G. Ramirez

Structural Features in XML Retrieval

SUMMARY

Retrieval systems help us to find information in digital data collections by retrieving documents that might be relevant to our search query. Unfortunately, it can still be a time consuming task for us to scan through the retrieved documents in search for the precise piece of information we are looking for, especially if the documents are long. In these situations, it would be of great help if retrieval systems would provide access to the relevant parts of documents instead of the complete documents.

This thesis discusses this problem in the domain of XML documents, documents that have been marked up with XML, the Extensible Markup Language. In this domain, the task of providing access to specific parts of documents is known as XML element retrieval. In particular, we investigate if the structural characteristics of XML documents (such as the markup and the metadata) can help retrieval systems to perform a more effective search.

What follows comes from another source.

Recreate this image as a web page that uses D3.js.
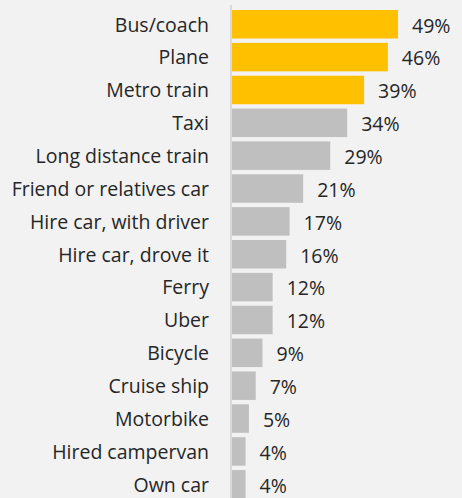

We first propose a retrieval framework where the evidence of four different types of XML element representations can be combined: the element content, the element context, the element metadata, and the document metadata. We then use the proposed framework to investigate the potentials of different structural features for retrieval in two different scenarios: 1) the ad-hoc retrieval of XML elements, where we show that the use of the relationships between XML elements can improve retrieval effectiveness, and 2) relevance feedback, where we show that the knowledge of the structural characteristics of the relevant elements can help to find structurally similar ones and improve retrieval effectiveness. Finally, we also look at the potential of contextual information in this domain. We present an analysis of an interactive user study where we investigate the correlations between different contextual features of the information need and the structural characteristics of the relevant XML elements.

The work presented in this dissertation contributes to the understanding of the use of structural features for XML element retrieval. It identifies and analyzes the potentials of different structural features for retrieval and proposes new ways to exploit them.